To the Editor:
Bill Euille is a nice person, and he has often spoken kindly of my mother, former City Councilwoman Lois Walker, especially on issues of transportation. He ran on "One Alexandria," but it is not fair to say that once issues like the waterfront and Beauregard are decided that we are all in agreement now. These issues have divided Alexandria which is why there is a candidate from the west end, Kerry Donley, and a candidate who has strength throughout the city Allison Silberberg, challenging him.
I remember Mayor Euille saying on the night he won his second term that he did not intend to be mayor for life. Now he is asking for a fifth term. These have been prosperous years with the city able to build a new high school and a new police station. We have also built a new elementary school in Old Town, Jefferson Houston. We also built new two new fire stations, one with affordable housing on top, the mayor’s idea. These monuments to his tenure will serve Alexandrian's for years to come.
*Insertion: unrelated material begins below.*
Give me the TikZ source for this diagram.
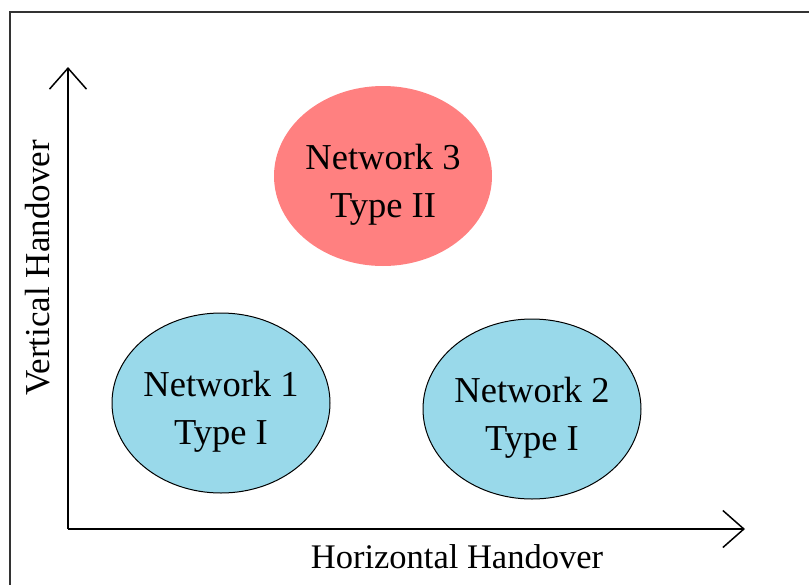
\documentclass[tikz,border=0pt]{standalone}
\usepackage{fontspec}
\setmainfont{Liberation Serif}
\usetikzlibrary{shapes.geometric,arrows.meta}
\definecolor{netred}{RGB}{255,128,128}
\definecolor{netblue}{RGB}{153,217,234}

\begin{document}
\begin{tikzpicture}[x=1pt, y=-1pt,
  net/.style = {ellipse, minimum width=218pt, minimum height=180pt, inner sep=0pt},
  nettext/.style = {align=center, yshift=-9pt, font=\fontsize{36.5}{48}\selectfont},
  axis/.style = {line width=1.5pt, -{Straight Barb[length=21pt, width=37pt, line width=1.5pt]}}]

\useasboundingbox (0, 0) rectangle (809, 584);
\draw[line width=2pt, black!80] (10, 12) rectangle (830, 600);

\coordinate (O) at (68, 529);
\coordinate (Ytip) at (68, 67);
\coordinate (Xtip) at (745, 529);

\draw[axis] (O) -- (Ytip);
\draw[axis] (O) -- (Xtip);

\node[net, fill=netred, label={[nettext]center:Network 3\\Type II}] (N3) at (383, 176) {};
\node[net, draw, line width=1pt, fill=netblue, label={[nettext]center:Network 1\\Type I}] (N1) at (221, 403) {};
\node[net, draw, line width=1pt, fill=netblue, label={[nettext]center:Network 2\\Type I}] (N2) at (532, 409) {};

\node[font=\fontsize{34.5}{40}\selectfont] (XL) at (457, 557) {Horizontal Handover};
\node[font=\fontsize{35}{40}\selectfont, rotate=90] (YL) at (38, 268) {Vertical Handover};

\end{tikzpicture}
\end{document}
And now it seems like we are on track to get a new Metro in Potomac Yard, so if Mayor Euille is not re-elected he will have a long list of accomplishments that happened on his watch.
But he also has to take the bad with the good. In the west end we have The Washington Headquarters Service, also known as BRAC, that the city greenlighted with a letter from our current City Manager Mark Jinks, saying they would be welcome to locate there, a decision discussed in an executive session of City Council that was not open to the public and that will cost the city $60 million in lost tax revenue in the next 20 years. The mayor also helped to approve redevelopment of 2,400 affordable apartments in the west end to a much denser development with only a set aside of 800 new affordable units. It is hard to be for affordable housing while at the same time allowing a large area where many working people in Alexandria live, be redeveloped.
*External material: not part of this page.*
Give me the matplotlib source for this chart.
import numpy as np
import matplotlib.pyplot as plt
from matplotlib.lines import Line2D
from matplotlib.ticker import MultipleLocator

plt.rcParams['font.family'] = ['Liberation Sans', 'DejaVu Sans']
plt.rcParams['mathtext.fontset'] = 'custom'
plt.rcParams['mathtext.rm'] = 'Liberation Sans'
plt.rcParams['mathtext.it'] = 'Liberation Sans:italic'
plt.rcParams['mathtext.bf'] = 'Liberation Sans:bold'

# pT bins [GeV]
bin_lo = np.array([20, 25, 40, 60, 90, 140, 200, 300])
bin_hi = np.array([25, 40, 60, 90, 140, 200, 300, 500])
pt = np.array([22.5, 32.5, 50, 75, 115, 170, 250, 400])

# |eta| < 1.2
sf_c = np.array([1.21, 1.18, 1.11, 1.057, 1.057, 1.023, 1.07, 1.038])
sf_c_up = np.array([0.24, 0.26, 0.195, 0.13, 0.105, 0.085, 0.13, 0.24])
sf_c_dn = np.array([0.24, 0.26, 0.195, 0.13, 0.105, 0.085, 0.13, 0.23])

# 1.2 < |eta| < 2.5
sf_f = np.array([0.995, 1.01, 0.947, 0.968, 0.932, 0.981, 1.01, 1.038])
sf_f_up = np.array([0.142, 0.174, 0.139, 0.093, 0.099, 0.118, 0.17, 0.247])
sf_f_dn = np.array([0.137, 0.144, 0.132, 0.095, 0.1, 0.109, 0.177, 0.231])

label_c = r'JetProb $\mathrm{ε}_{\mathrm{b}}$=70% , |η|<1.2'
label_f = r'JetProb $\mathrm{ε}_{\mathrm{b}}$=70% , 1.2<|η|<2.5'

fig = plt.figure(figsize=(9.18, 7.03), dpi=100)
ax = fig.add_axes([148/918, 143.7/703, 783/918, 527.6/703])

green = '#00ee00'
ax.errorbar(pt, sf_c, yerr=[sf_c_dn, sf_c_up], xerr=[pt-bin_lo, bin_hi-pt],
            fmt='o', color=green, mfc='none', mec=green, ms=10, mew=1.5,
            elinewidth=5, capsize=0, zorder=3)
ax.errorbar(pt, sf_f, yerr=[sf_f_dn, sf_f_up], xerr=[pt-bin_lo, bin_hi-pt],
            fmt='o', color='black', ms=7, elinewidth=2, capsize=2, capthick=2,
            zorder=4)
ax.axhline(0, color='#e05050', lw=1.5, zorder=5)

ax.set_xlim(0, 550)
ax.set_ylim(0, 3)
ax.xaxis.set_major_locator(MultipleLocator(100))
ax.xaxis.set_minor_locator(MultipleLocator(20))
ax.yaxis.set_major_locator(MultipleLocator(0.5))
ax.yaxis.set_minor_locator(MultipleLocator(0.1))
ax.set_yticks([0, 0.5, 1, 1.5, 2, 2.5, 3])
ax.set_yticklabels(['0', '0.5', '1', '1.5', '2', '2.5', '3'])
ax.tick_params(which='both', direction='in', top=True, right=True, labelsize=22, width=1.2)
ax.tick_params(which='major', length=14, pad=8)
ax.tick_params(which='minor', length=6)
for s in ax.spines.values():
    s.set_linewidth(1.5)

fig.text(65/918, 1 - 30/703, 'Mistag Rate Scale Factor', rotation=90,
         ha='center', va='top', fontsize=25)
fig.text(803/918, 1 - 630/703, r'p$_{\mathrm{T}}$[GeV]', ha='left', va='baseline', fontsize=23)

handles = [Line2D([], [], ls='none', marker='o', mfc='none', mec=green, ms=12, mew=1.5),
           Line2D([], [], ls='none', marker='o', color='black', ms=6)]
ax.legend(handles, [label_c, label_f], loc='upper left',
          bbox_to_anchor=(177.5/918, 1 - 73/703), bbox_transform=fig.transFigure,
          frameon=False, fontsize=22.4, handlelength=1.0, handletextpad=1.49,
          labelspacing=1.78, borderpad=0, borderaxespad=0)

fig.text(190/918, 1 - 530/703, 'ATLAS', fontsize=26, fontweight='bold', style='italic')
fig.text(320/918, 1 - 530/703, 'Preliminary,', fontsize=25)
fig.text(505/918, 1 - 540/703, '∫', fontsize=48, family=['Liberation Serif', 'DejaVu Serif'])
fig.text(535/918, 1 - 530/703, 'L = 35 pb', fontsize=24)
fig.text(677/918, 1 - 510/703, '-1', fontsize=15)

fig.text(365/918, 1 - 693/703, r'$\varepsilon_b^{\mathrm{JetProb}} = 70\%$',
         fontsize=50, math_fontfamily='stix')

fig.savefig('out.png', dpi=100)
We also let a ethanol trans-loading facility locate right next to Samuel Tucker School ignoring a letter from Norfolk Southern that they were going to build it. I was also at the meeting of very angry Cameron Station families when the ,ayor had to admit that the city missed this.
The mayor has one item left on his agenda, which is to put lights on the field at TC Williams. The mayor has tried three times unsuccessfully to build a lighted football stadium. Lights at TC breaks a promise to neighbors made first in 1965 and again in 2008 when the school was rebuilt. We need to keep a promise and find a different location, or not light the field.
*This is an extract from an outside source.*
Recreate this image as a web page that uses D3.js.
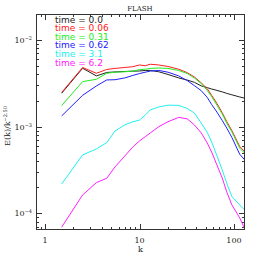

Lastly, even if the waterfront development turns out great and is the economic engine it is supposed to be, I do not think that the mayor shepherded this through. The proponents were more like wolves fueled by developer money who hoped the sheep would scatter, which sometimes we did, but we are still here. Why? Because there were over 1,000 residents, who signed a petition against the re-zoning of three parcels of property in Old Town and took a legal case against the city to the Supreme Court of Virginia. What went wrong in the process? Was it the planning director refusing our petition during a city council meeting? Was it city staff tearing down our signs at 6 in the morning? Was it the total failure to consider any alternative? It was all of these.
It is also not time to turn back the clock to someone who has already been at the helm and whose policies Euille largely continued. During Kerry Donley's tenure we missed a chance to build a Metro much earlier and at a much lower cost. We also cannot build our way out of fiscal difficulties. Lastly, we should have someone who will put the city’s interest first, not their professional interest. Donley also voted to approve increased density at Marc Center in the lead up to BRAC.
If you want someone who cares about our elderly, our kids, those who use our rec-centers and pools, those who are hungry, Allison is the right person. She will also push for more open space and to restore funding to the open space fund. She has respect for our neighborhoods and to preserve what is important about Alexandria.